In deciding on a course of action, it is perhaps useful to evoke Lacan’s subject of enunciated and subject of enunciation (for instance, even though I am saying things, there are reasons why I choose to say not just what I say, but when and how). It is crucial to understand this aspect in acknowledging both the cruel political intentions of past colonialism (found in the quote below) as well as our current/future political intentions (depoliticized humanitarian relief functioning as a mask for anti-Arab fantasies):
…Peace cannot be built on humanitarian intervention, which is the language of big powers.

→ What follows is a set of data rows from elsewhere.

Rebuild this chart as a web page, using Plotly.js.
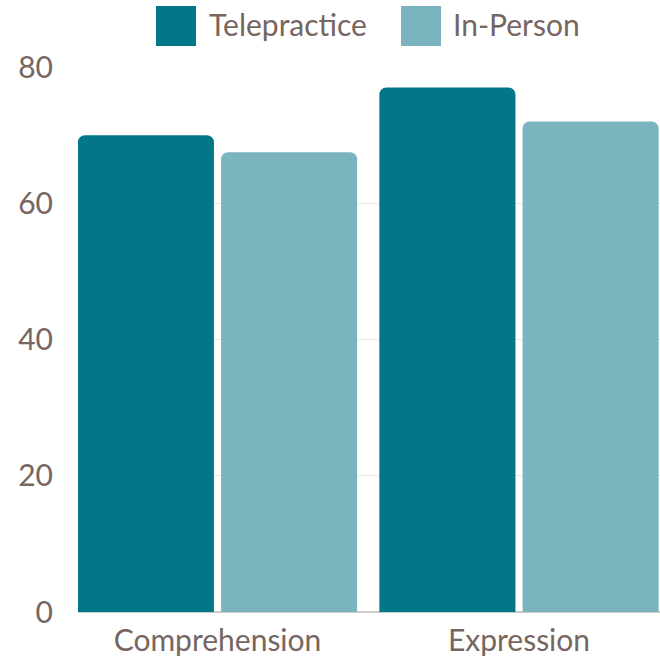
<!DOCTYPE html>
<html>
<head>
<meta charset="utf-8">
<script src="https://cdn.plot.ly/plotly-3.0.1.min.js"></script>
<style>html,body{margin:0;padding:0;background:#fff;}#chart{width:660px;height:659px;}</style>
</head>
<body>
<div id="chart"></div>
<script>
const categories = ["Comprehension", "Expression"];
const seriesNames = ["Telepractice", "In-Person"];
const telepractice = [70, 77];
const inPerson = [67.5, 72];
const yTicks = [0, 20, 40, 60, 80];

const colors = ["#017788", "#7AB5BF"];
const textColor = "#76665F";
const fontFamily = "Lato, 'Open Sans', sans-serif";

const traces = [
  {type: "bar", name: seriesNames[0], x: categories, y: telepractice, marker: {color: colors[0]}, hoverinfo: "none"},
  {type: "bar", name: seriesNames[1], x: categories, y: inPerson, marker: {color: colors[1]}, hoverinfo: "none"}
];

// custom legend (large square swatches)
const legendX = [[156, 196, 207], [401, 441, 451]];
const shapes = [];
const annotations = [];
seriesNames.forEach((n, i) => {
  shapes.push({type: "rect", xref: "paper", yref: "paper",
    x0: (legendX[i][0] - 78) / 582, x1: (legendX[i][1] - 78) / 582,
    y0: (612 - 46) / 545, y1: (612 - 6) / 545,
    fillcolor: colors[i], line: {width: 0}});
  annotations.push({xref: "paper", yref: "paper", x: (legendX[i][2] - 78) / 582, y: (612 - 24) / 545,
    xanchor: "left", yanchor: "middle", text: n, showarrow: false,
    font: {family: fontFamily, size: 30, color: textColor}});
});

const layout = {
  width: 660, height: 659,
  margin: {l: 78, r: 0, t: 67, b: 47},
  paper_bgcolor: "#fff", plot_bgcolor: "#fff",
  barmode: "group", bargap: 0.05, bargroupgap: 0.05,
  barcornerradius: 7,
  showlegend: false,
  font: {family: fontFamily, color: textColor, size: 30},
  xaxis: {range: [-0.4627, 1.4677], showgrid: false, showline: false, zeroline: false,
    tickfont: {family: fontFamily, size: 30, color: textColor}, ticklabelstandoff: 8, fixedrange: true},
  yaxis: {range: [0, 80], tickvals: yTicks, ticktext: yTicks.map(String), showgrid: true, gridcolor: "#E8E8E8", gridwidth: 1,
    zeroline: true, zerolinecolor: "#CFCBC8", zerolinewidth: 1.5, showline: false,
    tickfont: {family: fontFamily, size: 30, color: textColor}, ticklabelstandoff: 24, fixedrange: true},
  shapes: shapes,
  annotations: annotations
};

Plotly.newPlot("chart", traces, layout, {displayModeBar: false, staticPlot: true});
</script>
</body>
</html>
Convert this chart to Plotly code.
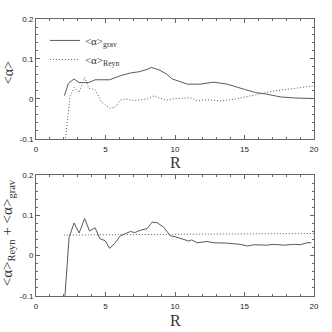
import plotly.graph_objects as go
from plotly.subplots import make_subplots

# top panel: <alpha>_grav and <alpha>_Reyn vs R
r_grav = [2.04, 2.33, 2.74, 3.1, 3.41, 3.8, 4.25, 5.3, 6.06, 6.8, 7.4, 8.0, 8.3, 8.9, 9.4,
          9.8, 10.4, 10.9, 11.8, 12.8, 13.75, 14.2, 15.0, 15.8, 16.6, 17.6, 18.6, 20.0]
a_grav = [0.008, 0.039, 0.05, 0.041, 0.041, 0.041, 0.048, 0.048, 0.058, 0.065, 0.068, 0.074, 0.079, 0.072, 0.062,
          0.05, 0.043, 0.037, 0.037, 0.042, 0.037, 0.033, 0.024, 0.016, 0.012, 0.005, 0.0025, 0.001]

r_reyn = [2.05, 2.45, 2.74, 3.1, 3.5, 3.8, 4.25, 4.7, 5.3, 5.7, 6.06, 6.5, 7.0, 7.5, 8.0, 8.5, 8.9,
          9.4, 9.9, 10.5, 11.1, 11.6, 12.3, 13.3, 14.2, 15.2, 16.2, 17.1, 18.1, 19.0, 20.0]
a_reyn = [-0.12, 0.006, 0.029, 0.016, 0.054, 0.027, 0.023, -0.007, -0.023, -0.021, -0.003, 0.0, -0.004, -0.002, 0.0, 0.008, 0.002,
          -0.003, 0.001, 0.002, 0.003, -0.004, -0.002, -0.005, -0.001, 0.006, 0.014, 0.02, 0.024, 0.028, 0.033]

# bottom panel: sum of both
r_sum = [2.04, 2.38, 2.74, 3.1, 3.5, 3.85, 4.25, 4.6, 4.98, 5.3, 5.7, 6.06, 6.8, 7.1, 7.5, 8.0, 8.35, 8.7,
         9.2, 9.66, 10.0, 10.5, 11.0, 11.2, 11.6, 12.3, 12.8, 13.75, 14.7, 15.2, 15.7, 16.6, 17.1, 17.8,
         18.6, 19.0, 19.5, 19.8]
a_sum = [-0.12, 0.045, 0.081, 0.056, 0.092, 0.061, 0.069, 0.042, 0.037, 0.018, 0.032, 0.049, 0.060, 0.057, 0.063, 0.067, 0.083, 0.082,
         0.07, 0.049, 0.047, 0.042, 0.036, 0.039, 0.032, 0.035, 0.032, 0.031, 0.028, 0.024, 0.027, 0.026, 0.028, 0.026,
         0.028, 0.027, 0.032, 0.032]
r_ref = [2.0, 20.0]
a_ref = [0.051, 0.055]

line_col = '#5a5a5a'
dots = '1px,2px'
fig = make_subplots(rows=2, cols=1)

fig.add_trace(go.Scatter(x=r_grav, y=a_grav, mode='lines', name='&lt;α&gt;<sub>grav</sub>',
                         line=dict(color=line_col, width=1)), row=1, col=1)
fig.add_trace(go.Scatter(x=r_reyn, y=a_reyn, mode='lines', name='&lt;α&gt;<sub>Reyn</sub>',
                         line=dict(color=line_col, width=1, dash=dots)), row=1, col=1)
fig.add_trace(go.Scatter(x=r_sum, y=a_sum, mode='lines', showlegend=False,
                         line=dict(color=line_col, width=1)), row=2, col=1)
fig.add_trace(go.Scatter(x=r_ref, y=a_ref, mode='lines', showlegend=False,
                         line=dict(color=line_col, width=1, dash=dots)), row=2, col=1)

axis_common = dict(showline=True, mirror='allticks', linecolor='#666666', linewidth=1,
                   ticks='inside', ticklen=4, tickcolor='#666666', showgrid=False, zeroline=False,
                   tickfont=dict(family='Liberation Sans, Arial', size=8, color='#222222'))
for row in (1, 2):
    fig.update_xaxes(range=[0, 20], tickvals=[0, 5, 10, 15, 20], ticktext=['0', '5', '10', '15', '20'],
                     minor=dict(dtick=1, ticklen=2, ticks='inside', tickcolor='#666666'),
                     ticklabelstandoff=2, row=row, col=1, **axis_common)
    fig.update_yaxes(range=[-0.1, 0.2], tickvals=[-0.1, 0, 0.1, 0.2], ticktext=['-0.1', '0', '0.1', '0.2'],
                     minor=dict(dtick=0.02, ticklen=2, ticks='inside', tickcolor='#666666'),
                     row=row, col=1, **axis_common)

fig.update_layout(yaxis=dict(domain=[0.567, 1.0]), yaxis2=dict(domain=[0.0, 0.437]))

serif = 'Liberation Serif, Times New Roman, serif'
title_font = dict(family=serif, size=16, color='#333333')
fig.add_annotation(text='R', xref='paper', yref='paper', x=0.5, y=0.482, showarrow=False,
                   xanchor='center', yanchor='middle', font=title_font)
fig.add_annotation(text='R', xref='paper', yref='paper', x=0.5, y=-0.088, showarrow=False,
                   xanchor='center', yanchor='middle', font=title_font)
fig.add_annotation(text='&lt;α&gt;', xref='paper', yref='paper', x=-0.1, y=0.805, showarrow=False,
                   xanchor='center', yanchor='middle', textangle=-90,
                   font=dict(family=serif, size=14, color='#333333'))
fig.add_annotation(text='&lt;α&gt;<sub>Reyn</sub> + &lt;α&gt;<sub>grav</sub>', xref='paper', yref='paper',
                   x=-0.1, y=0.227, showarrow=False, xanchor='center', yanchor='middle', textangle=-90,
                   font=dict(family=serif, size=15, color='#333333'))

fig.update_layout(
    width=332, height=332,
    margin=dict(l=36, r=18, t=19, b=36),
    paper_bgcolor='white', plot_bgcolor='white',
    legend=dict(x=0.032, y=0.975, xanchor='left', yanchor='top', bgcolor='rgba(0,0,0,0)',
                font=dict(family=serif, size=11, color='#333333'), itemwidth=30,
                tracegroupgap=0),
)

# drop the default page margin so the figure sits at the window's corner
fig.write_html("out.html", config={'displayModeBar': False},
               post_script="document.body.style.margin='0';")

The history of colonialism should teach us that every major intervention has been justified as humanitarian, a ‘civilising mission’. Nor was it mere idiosyncrasy that inspired the devotion with which many colonial officers and archivists recorded the details of barbarity among the colonised – sati, the ban on widow marriage or the practice of child marriage in India, or slavery and female genital mutilation in Africa. I am not suggesting that this was all invention. I mean only to point out that the chronicling of atrocities had a practical purpose: it provided the moral pretext for intervention. Now, as then, imperial interventions claim to have a dual purpose: on the one hand, to rescue minority victims of ongoing barbarities and, on the other, to quarantine majority perpetrators with the stated aim of civilising them. Iraq should act as a warning on this score. The worst thing in Darfur would be an Iraq-style intervention. That would almost certainly spread the civil war to other parts of Sudan, unravelling the peace process in the east and south and dragging the whole country into the global War on Terror.